したり声と高らかな笑いが、ドラフト会議会場「グランドプリンスホテル新高輪」の通路に響いた。声の主は出席者の阪神タイガース、岡田彰布監督である。阪神は10月26日のドラフトで、青山学院大・下村海翔投手の一本釣りに成功して、指名権を獲得。指揮官は、
「他球団の動向はだいたい、思った通り。相手の出方を見てズバリ、ハマッた。100点でええよ。予定通り獲れたよな、おーん」
とニヤニヤが止まらない。
ドラフト前は1位指名の非公表化を訴えて「わかってたらおもろない」と、他球団にも「公表禁止」を提言するなど、撹乱戦法を繰り広げた。10月22日には、
「(1位指名は)どっちみち関西やから、ドラフトは。あっ…」
と口をふさぐ意味深発言を展開。他球団を牽制して、駆け引きに走った。その結果が一本釣りへとつながり、ドヤ顔の得意満面だったのである。スポーツライターが言う。

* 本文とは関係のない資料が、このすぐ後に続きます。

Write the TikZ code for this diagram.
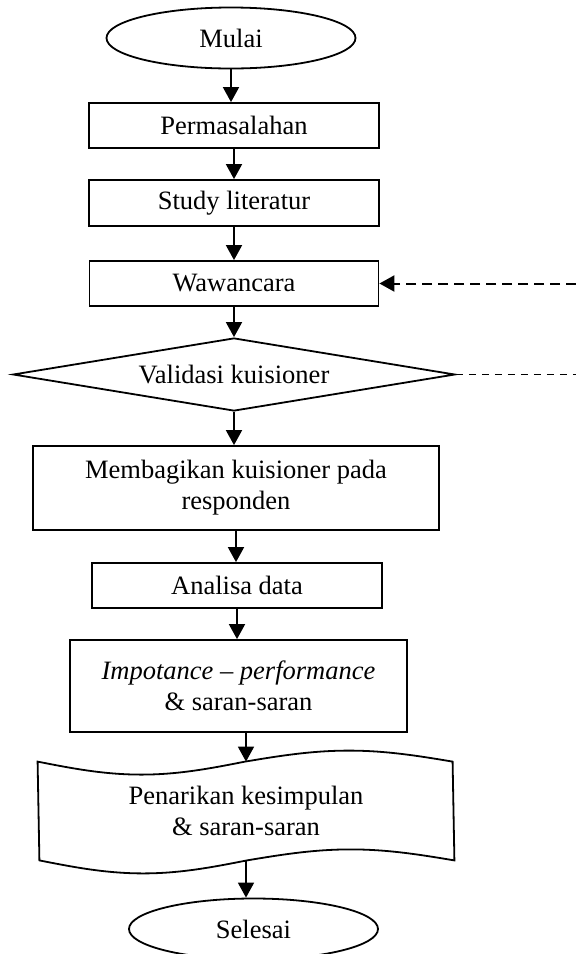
\documentclass[tikz,border=0pt]{standalone}
\usepackage{fontspec}
\setmainfont{Liberation Serif}
\usetikzlibrary{arrows.meta,positioning,shapes.geometric}

\begin{document}
\begin{tikzpicture}[x=1pt,y=-1pt,line width=1.8pt,font=\fontsize{26.5}{31}\selectfont,
  proses/.style={draw,rectangle,align=center,inner sep=0pt},
  terminal/.style={draw,ellipse,minimum width=249pt,minimum height=61pt,inner sep=0pt},
  panah/.style={-{Triangle[length=15pt,width=16pt]}}]
\useasboundingbox (0,0) rectangle (576,954);
\node[terminal] (mulai) at (231,38) {Mulai};
\node[proses,minimum width=290pt,minimum height=45pt] (masalah) at (234,125.5) {Permasalahan};
\node[proses,minimum width=290pt,minimum height=46pt] (studi) at (234,203) {Study literatur};
\node[proses,minimum width=289pt,minimum height=45pt] (wawancara) at (234,283.5) {Wawancara};
\node[draw,diamond,aspect=6,minimum width=442pt,minimum height=73pt,inner sep=0pt] (validasi) at (234,374.5) {Validasi kuisioner};
\node[proses,minimum width=406pt,minimum height=84pt] (bagi) at (236,488) {Membagikan kuisioner pada\\ responden};
\node[proses,minimum width=290pt,minimum height=45pt] (analisa) at (237,585.5) {Analisa data};
\node[proses,minimum width=337pt,minimum height=92pt] (ipa) at (238.5,686) {\textit{Impotance -- performance}\\ \& saran-saran};
\node[minimum width=415pt,minimum height=97pt,inner sep=0pt,align=center] (kesimpulan) at (246,811) {Penarikan kesimpulan\\ \& saran-saran};
\draw (kesimpulan.north west) sin ++(103.75,13) cos ++(103.75,-13) sin ++(103.75,-11) cos ++(103.75,11)
  -- (kesimpulan.south east) sin ++(-103.75,-11) cos ++(-103.75,11) sin ++(-103.75,13) cos ++(-103.75,-13) -- cycle;
\node[terminal] (selesai) at (253.5,929) {Selesai};
\coordinate (luarA) at (576,283.5);
\coordinate (luarB) at (576,374.5);
\draw[panah] (mulai) -- (mulai |- masalah.north);
\draw[panah] (masalah) -- (masalah |- studi.north);
\draw[panah] (studi) -- (studi |- wawancara.north);
\draw[panah] (wawancara) -- (validasi.north);
\draw[panah] (validasi) -- (validasi |- bagi.north);
\draw[panah] (bagi) -- (bagi |- analisa.north);
\draw[panah] (analisa) -- (analisa |- ipa.north);
\draw[panah] (kesimpulan.north |- ipa.south) -- (kesimpulan.north);
\draw[panah] (kesimpulan.south) -- (kesimpulan.south |- selesai.north);
\draw[panah,line width=2pt,dash pattern=on 10pt off 6pt] (luarA) -- (wawancara.east);
\draw[line width=1pt,dash pattern=on 7pt off 6pt] (validasi.east) -- (luarB);
\end{tikzpicture}
\end{document}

「阪神はシナリオ通りの、会心のドラフトとなりましたね。クジ引きなしで獲れた下村はコントロール抜群で、西勇輝のようなクレバーな投球をするタイプ。広い甲子園球場を本拠地にできるので、大胆にインサイドを攻めることで、大成しそうです。2位では四国アイランドリーグ『徳島インディゴソックス』の実力派投手、椎葉剛を獲得できました。こちらはパワーピッチャーで、藤川球児のようなクローザーになれるポテンシャルを持っています」
4位では注目のスラッガー、東海大熊本星翔高校の百崎蒼生を指名した。スポーツライターが続けて解説する。
「北條史也、山本泰寛をクビにして右打者の内野手が不足していたところだったので、将来性にあふれる百崎を獲れたことは、価値ある補強となりました。ファームの試合にたくさん出場させ、経験を積ませる算段のようです」
全てがうまくいった岡田タイガース。その舞台裏ではスカウトが何度も、握手で岡田監督に労われていた。この勢いで、10月28日に開幕する日本シリーズも連勝街道といくか。